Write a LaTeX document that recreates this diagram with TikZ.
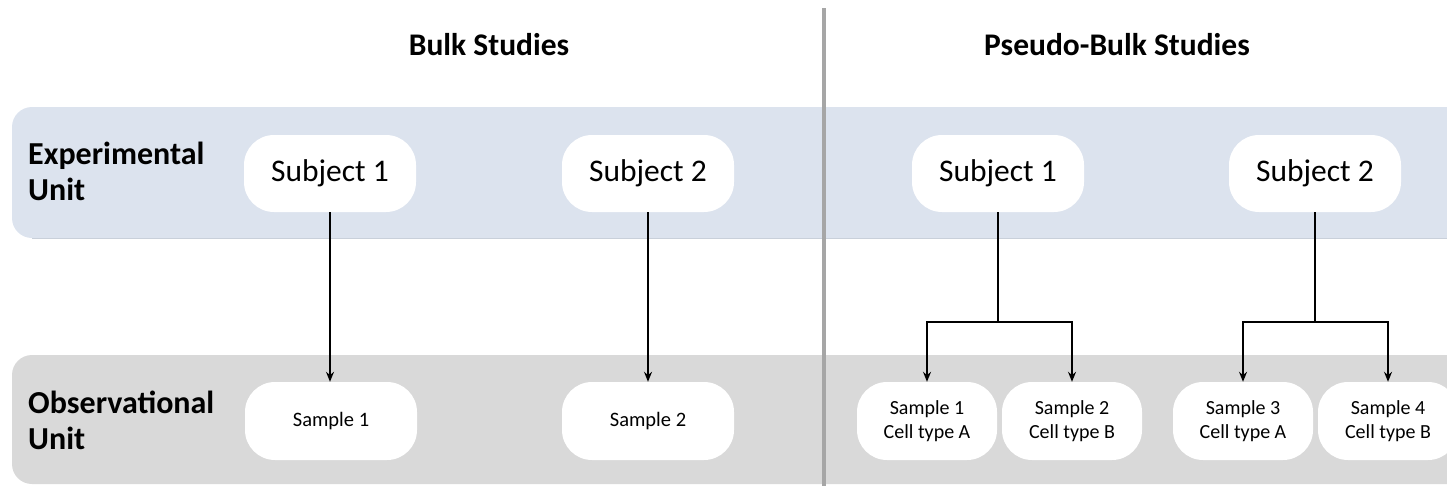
\documentclass[tikz,border=0pt]{standalone}
\usepackage{fontspec}
\setmainfont{Carlito}
\usetikzlibrary{arrows.meta}
\definecolor{bandblue}{HTML}{DCE3EE}
\definecolor{bandedge}{HTML}{C9D0DA}
\definecolor{bandgrey}{HTML}{D9D9D9}
\definecolor{divgrey}{HTML}{A6A6A6}
\tikzset{
  subj/.style={fill=white, rounded corners=30pt, minimum width=172pt, minimum height=77pt, inner sep=0pt, font=\fontsize{31.5}{36}\selectfont},
  bsamp/.style={fill=white, rounded corners=30pt, minimum width=172pt, minimum height=78pt, inner sep=0pt, font=\fontsize{20.5}{24}\selectfont},
  psamp/.style={fill=white, rounded corners=30pt, minimum width=140pt, minimum height=78pt, inner sep=0pt, align=center, font=\fontsize{20}{24.5}\selectfont},
  rowlabel/.style={anchor=north west, inner sep=0pt, align=left, font=\bfseries\fontsize{32}{36}\selectfont},
  header/.style={inner sep=0pt, anchor=base, font=\bfseries\fontsize{31.5}{36}\selectfont},
  conn/.style={line width=1.4pt, black},
  arr/.style={conn, -{Stealth[length=10pt,width=8pt]}}
}
\begin{document}
\begin{tikzpicture}[x=1pt,y=-1pt]
\useasboundingbox (0,0) rectangle (1447,485);
% bands
\fill[bandblue, rounded corners=20pt] (12,107) rectangle (1490,238);
\draw[bandedge, line width=0.8pt] (32,238) -- (1447,238);
\fill[bandgrey, rounded corners=20pt] (12,355) rectangle (1490,484);
% divider
\draw[divgrey, line width=4pt] (824,8) -- (824,490);
% headers
\node[header] (hb) at (489,55) {Bulk Studies};
\node[header] (hp) at (1117,55) {Pseudo-Bulk Studies};
% row labels
\node[rowlabel] (le) at (28,142) {Experimental\\Unit};
\node[rowlabel] (lo) at (28,391) {Observational\\Unit};
% subjects
\node[subj] (s1) at (330,173.5) {Subject 1};
\node[subj] (s2) at (648,173.5) {Subject 2};
\node[subj] (p1) at (998,173.5) {Subject 1};
\node[subj] (p2) at (1315,173.5) {Subject 2};
% samples
\node[bsamp] (b1) at (331,421) {Sample 1};
\node[bsamp] (b2) at (648,421) {Sample 2};
\node[psamp] (q1) at (927,421) {Sample 1\\Cell type A};
\node[psamp] (q2) at (1072,421) {Sample 2\\Cell type B};
\node[psamp] (q3) at (1243,421) {Sample 3\\Cell type A};
\node[psamp] (q4) at (1388,421) {Sample 4\\Cell type B};
% connectors
\draw[arr] (s1.south) -- (b1.north -| s1.south);
\draw[arr] (s2.south) -- (b2.north);
\coordinate (j1) at (998,322);
\coordinate (j2) at (1315,322);
\draw[conn] (p1.south) -- (j1);
\draw[conn] (p2.south) -- (j2);
\draw[arr] (j1) -| (q1.north);
\draw[arr] (j1) -| (q2.north);
\draw[arr] (j2) -| (q3.north);
\draw[arr] (j2) -| (q4.north);
\end{tikzpicture}
\end{document}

★ ★ ★

### [TO BE DONE]
Reproduce the data above in full, exactly as it is, with the pictures left out.

### [ANSWER TO THE EXERCISE]
Write a LaTeX document that recreates this diagram with TikZ.
\documentclass[tikz,border=0pt]{standalone}
\usepackage{fontspec}
\setmainfont{Carlito}
\usetikzlibrary{arrows.meta}
\definecolor{bandblue}{HTML}{DCE3EE}
\definecolor{bandedge}{HTML}{C9D0DA}
\definecolor{bandgrey}{HTML}{D9D9D9}
\definecolor{divgrey}{HTML}{A6A6A6}
\tikzset{
  subj/.style={fill=white, rounded corners=30pt, minimum width=172pt, minimum height=77pt, inner sep=0pt, font=\fontsize{31.5}{36}\selectfont},
  bsamp/.style={fill=white, rounded corners=30pt, minimum width=172pt, minimum height=78pt, inner sep=0pt, font=\fontsize{20.5}{24}\selectfont},
  psamp/.style={fill=white, rounded corners=30pt, minimum width=140pt, minimum height=78pt, inner sep=0pt, align=center, font=\fontsize{20}{24.5}\selectfont},
  rowlabel/.style={anchor=north west, inner sep=0pt, align=left, font=\bfseries\fontsize{32}{36}\selectfont},
  header/.style={inner sep=0pt, anchor=base, font=\bfseries\fontsize{31.5}{36}\selectfont},
  conn/.style={line width=1.4pt, black},
  arr/.style={conn, -{Stealth[length=10pt,width=8pt]}}
}
\begin{document}
\begin{tikzpicture}[x=1pt,y=-1pt]
\useasboundingbox (0,0) rectangle (1447,485);
% bands
\fill[bandblue, rounded corners=20pt] (12,107) rectangle (1490,238);
\draw[bandedge, line width=0.8pt] (32,238) -- (1447,238);
\fill[bandgrey, rounded corners=20pt] (12,355) rectangle (1490,484);
% divider
\draw[divgrey, line width=4pt] (824,8) -- (824,490);
% headers
\node[header] (hb) at (489,55) {Bulk Studies};
\node[header] (hp) at (1117,55) {Pseudo-Bulk Studies};
% row labels
\node[rowlabel] (le) at (28,142) {Experimental\\Unit};
\node[rowlabel] (lo) at (28,391) {Observational\\Unit};
% subjects
\node[subj] (s1) at (330,173.5) {Subject 1};
\node[subj] (s2) at (648,173.5) {Subject 2};
\node[subj] (p1) at (998,173.5) {Subject 1};
\node[subj] (p2) at (1315,173.5) {Subject 2};
% samples
\node[bsamp] (b1) at (331,421) {Sample 1};
\node[bsamp] (b2) at (648,421) {Sample 2};
\node[psamp] (q1) at (927,421) {Sample 1\\Cell type A};
\node[psamp] (q2) at (1072,421) {Sample 2\\Cell type B};
\node[psamp] (q3) at (1243,421) {Sample 3\\Cell type A};
\node[psamp] (q4) at (1388,421) {Sample 4\\Cell type B};
% connectors
\draw[arr] (s1.south) -- (b1.north -| s1.south);
\draw[arr] (s2.south) -- (b2.north);
\coordinate (j1) at (998,322);
\coordinate (j2) at (1315,322);
\draw[conn] (p1.south) -- (j1);
\draw[conn] (p2.south) -- (j2);
\draw[arr] (j1) -| (q1.north);
\draw[arr] (j1) -| (q2.north);
\draw[arr] (j2) -| (q3.north);
\draw[arr] (j2) -| (q4.north);
\end{tikzpicture}
\end{document}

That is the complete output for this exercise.